This Sunday, celebrity fashion will be mocked, pools of nominees will be pored over, and Chris Rock will be unleashed to lambaste an unsuspecting Hollywood. It’s time for the Oscars — that four-plus-hours long glitz fest that transfixes the entertainment world once a year.
While it may seem half a world away from Washington, D.C., at least one local company, State of the Art, Inc., will be among the contenders vying for Academy recognition. State of the Art is nominated in the category of Best Documentary Short Subject for “Autism is a World.” For the D.C.-based multimedia company, it’s a return trip to the Academy Awards, having previously taken home the statuette for 1993’s “Educating Peter.”
Of course, documentaries at the Oscars have been a field for controversy of late, and “Autism Is A World” is stirring up a bit of its own. The film, was written by its subject, the autistic Sue Rubin.
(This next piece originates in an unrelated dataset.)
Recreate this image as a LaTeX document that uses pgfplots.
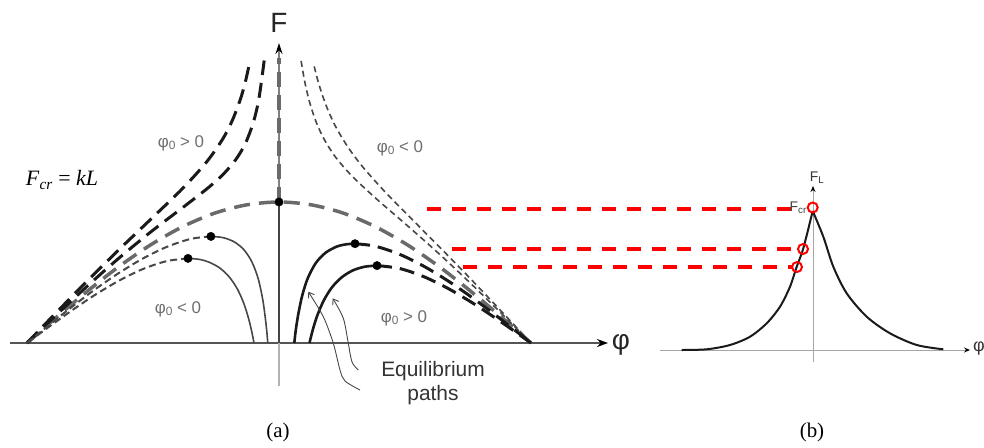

She is depicted as having made great strides in communication through the use of a technique called facilitated communication, or FC, in which a helper assists the autistic subject by guiding their hands across a computer keyboard. There are those who put little stock in FC, believing it to be a sort of glorified Ouija board game. In fact, it is the opinion of Lisa Barrett Mann, writing in the Health section of Tuesday’s Post, that FC has been “discredited as a sham.”